**ENTRIES:**
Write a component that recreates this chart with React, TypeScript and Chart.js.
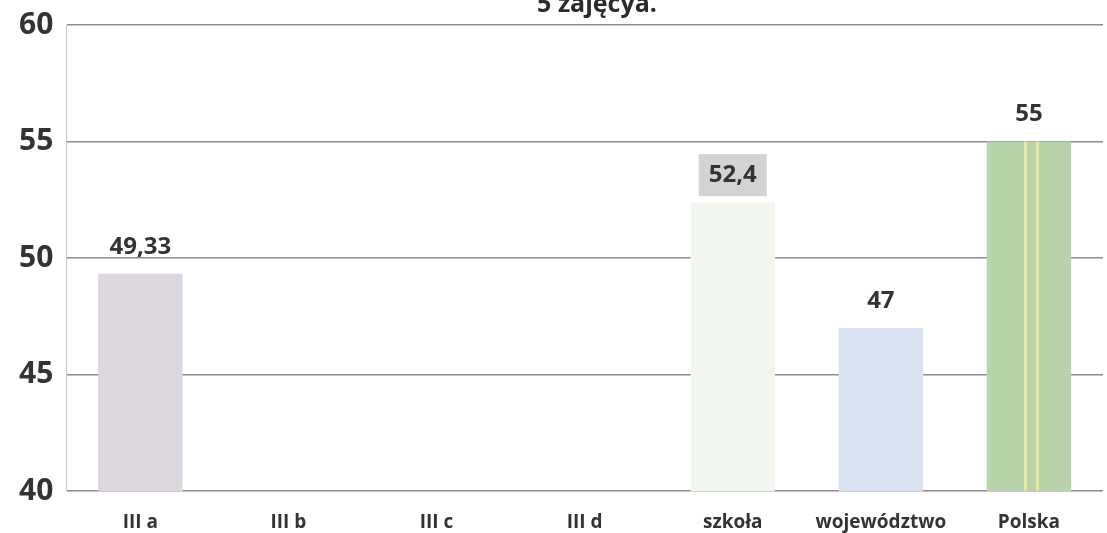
import React, { useEffect, useRef } from "react";
import { Chart, registerables } from "chart.js";

Chart.register(...registerables);

const categories = ["III a", "III b", "III c", "III d", "szkoła", "województwo", "Polska"];
const values: (number | null)[] = [49.33, null, null, null, 52.4, 47, 55];
const valueLabels = ["49,33", "", "", "", "52,4", "47", "55"];
const barColors = ["#dcd7de", "#ffffff", "#ffffff", "#ffffff", "#f1f7ef", "#d9e2f1", "#b8d2a9"];
const labelBoxes = [false, false, false, false, true, false, false];
const yTicks = [40, 45, 50, 55, 60];
const titleText = "5 zajęcya.";

export default function App() {
  const ref = useRef<HTMLCanvasElement | null>(null);
  useEffect(() => {
    document.body.style.margin = "0";
    const canvas = ref.current!;
    const labelPlugin = {
      id: "valLabels",
      afterDatasetsDraw(chart: any) {
        const ctx = chart.ctx;
        const area = chart.chartArea;
        const meta = chart.getDatasetMeta(0);
        const last = meta.data[6] as any;
        if (last) {
          ctx.save();
          ctx.fillStyle = "#e9e6a2";
          const top = last.y;
          const h = area.bottom - last.y;
          ctx.fillRect(last.x - 5, top, 3, h);
          ctx.fillRect(last.x + 7, top, 3, h);
          ctx.restore();
        }
        ctx.save();
        ctx.font = "bold 24px 'Open Sans', sans-serif";
        ctx.textAlign = "center";
        ctx.textBaseline = "middle";
        meta.data.forEach((el: any, i: number) => {
          if (values[i] == null) return;
          const x = el.x;
          const y = el.y - 27;
          if (labelBoxes[i]) {
            ctx.fillStyle = "#d3d3d3";
            ctx.fillRect(x - 34, y - 21, 68, 42);
          }
          ctx.fillStyle = "#333333";
          ctx.fillText(valueLabels[i], x, y);
        });
        ctx.font = "bold 25px 'Open Sans', sans-serif";
        ctx.textBaseline = "alphabetic";
        ctx.fillStyle = "#2b2b2b";
        ctx.fillText(titleText, 597, 12);
        ctx.restore();
      },
    };
    const chart = new Chart(canvas, {
      type: "bar",
      data: {
        labels: categories,
        datasets: [
          {
            data: values as any,
            backgroundColor: barColors,
            barPercentage: 0.57,
            categoryPercentage: 1,
          },
        ],
      },
      options: {
        animation: false,
        responsive: false,
        maintainAspectRatio: false,
        layout: { padding: { top: 8, right: 4, left: 6, bottom: -21 } },
        plugins: { legend: { display: false }, tooltip: { enabled: false }, title: { display: false } },
        scales: {
          x: {
            grid: { display: false, drawTicks: false },
            border: { display: false },
            ticks: {
              padding: 20,
              color: "#333333",
              font: { family: "'Open Sans', sans-serif", size: 19, weight: "bold" },
            },
          },
          y: {
            min: 40,
            max: 60,
            afterBuildTicks: (axis: any) => {
              axis.ticks = yTicks.map((v) => ({ value: v }));
            },
            grid: { color: "#8c8c8c", lineWidth: 1.5, drawTicks: false },
            border: { display: true, color: "#c8c8c8", width: 1 },
            ticks: {
              padding: 13,
              color: "#333333",
              font: { family: "'Open Sans', sans-serif", size: 30, weight: "bold", lineHeight: 0.8 },
            },
          },
        },
      },
      plugins: [labelPlugin],
    });
    return () => chart.destroy();
  }, []);
  return <canvas ref={ref} width={1107} height={533} style={{ display: "block" }} />;
}
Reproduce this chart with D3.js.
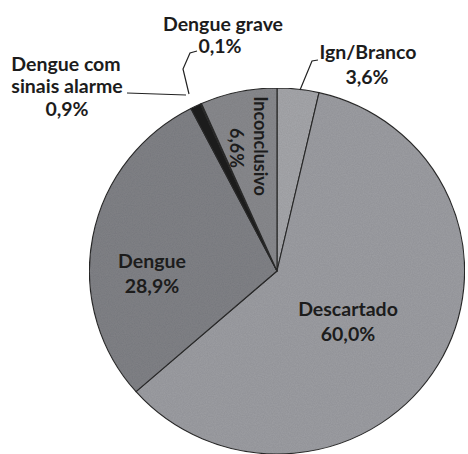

**WHAT IS BEING ASKED:**
Write out the material above once more, exactly as it reads, with no pictures.

**EXERCISE RESULT:**
Write a component that recreates this chart with React, TypeScript and Chart.js.
import React, { useEffect, useRef } from "react";
import { Chart, registerables } from "chart.js";

Chart.register(...registerables);

const categories = ["III a", "III b", "III c", "III d", "szkoła", "województwo", "Polska"];
const values: (number | null)[] = [49.33, null, null, null, 52.4, 47, 55];
const valueLabels = ["49,33", "", "", "", "52,4", "47", "55"];
const barColors = ["#dcd7de", "#ffffff", "#ffffff", "#ffffff", "#f1f7ef", "#d9e2f1", "#b8d2a9"];
const labelBoxes = [false, false, false, false, true, false, false];
const yTicks = [40, 45, 50, 55, 60];
const titleText = "5 zajęcya.";

export default function App() {
  const ref = useRef<HTMLCanvasElement | null>(null);
  useEffect(() => {
    document.body.style.margin = "0";
    const canvas = ref.current!;
    const labelPlugin = {
      id: "valLabels",
      afterDatasetsDraw(chart: any) {
        const ctx = chart.ctx;
        const area = chart.chartArea;
        const meta = chart.getDatasetMeta(0);
        const last = meta.data[6] as any;
        if (last) {
          ctx.save();
          ctx.fillStyle = "#e9e6a2";
          const top = last.y;
          const h = area.bottom - last.y;
          ctx.fillRect(last.x - 5, top, 3, h);
          ctx.fillRect(last.x + 7, top, 3, h);
          ctx.restore();
        }
        ctx.save();
        ctx.font = "bold 24px 'Open Sans', sans-serif";
        ctx.textAlign = "center";
        ctx.textBaseline = "middle";
        meta.data.forEach((el: any, i: number) => {
          if (values[i] == null) return;
          const x = el.x;
          const y = el.y - 27;
          if (labelBoxes[i]) {
            ctx.fillStyle = "#d3d3d3";
            ctx.fillRect(x - 34, y - 21, 68, 42);
          }
          ctx.fillStyle = "#333333";
          ctx.fillText(valueLabels[i], x, y);
        });
        ctx.font = "bold 25px 'Open Sans', sans-serif";
        ctx.textBaseline = "alphabetic";
        ctx.fillStyle = "#2b2b2b";
        ctx.fillText(titleText, 597, 12);
        ctx.restore();
      },
    };
    const chart = new Chart(canvas, {
      type: "bar",
      data: {
        labels: categories,
        datasets: [
          {
            data: values as any,
            backgroundColor: barColors,
            barPercentage: 0.57,
            categoryPercentage: 1,
          },
        ],
      },
      options: {
        animation: false,
        responsive: false,
        maintainAspectRatio: false,
        layout: { padding: { top: 8, right: 4, left: 6, bottom: -21 } },
        plugins: { legend: { display: false }, tooltip: { enabled: false }, title: { display: false } },
        scales: {
          x: {
            grid: { display: false, drawTicks: false },
            border: { display: false },
            ticks: {
              padding: 20,
              color: "#333333",
              font: { family: "'Open Sans', sans-serif", size: 19, weight: "bold" },
            },
          },
          y: {
            min: 40,
            max: 60,
            afterBuildTicks: (axis: any) => {
              axis.ticks = yTicks.map((v) => ({ value: v }));
            },
            grid: { color: "#8c8c8c", lineWidth: 1.5, drawTicks: false },
            border: { display: true, color: "#c8c8c8", width: 1 },
            ticks: {
              padding: 13,
              color: "#333333",
              font: { family: "'Open Sans', sans-serif", size: 30, weight: "bold", lineHeight: 0.8 },
            },
          },
        },
      },
      plugins: [labelPlugin],
    });
    return () => chart.destroy();
  }, []);
  return <canvas ref={ref} width={1107} height={533} style={{ display: "block" }} />;
}
Reproduce this chart with D3.js.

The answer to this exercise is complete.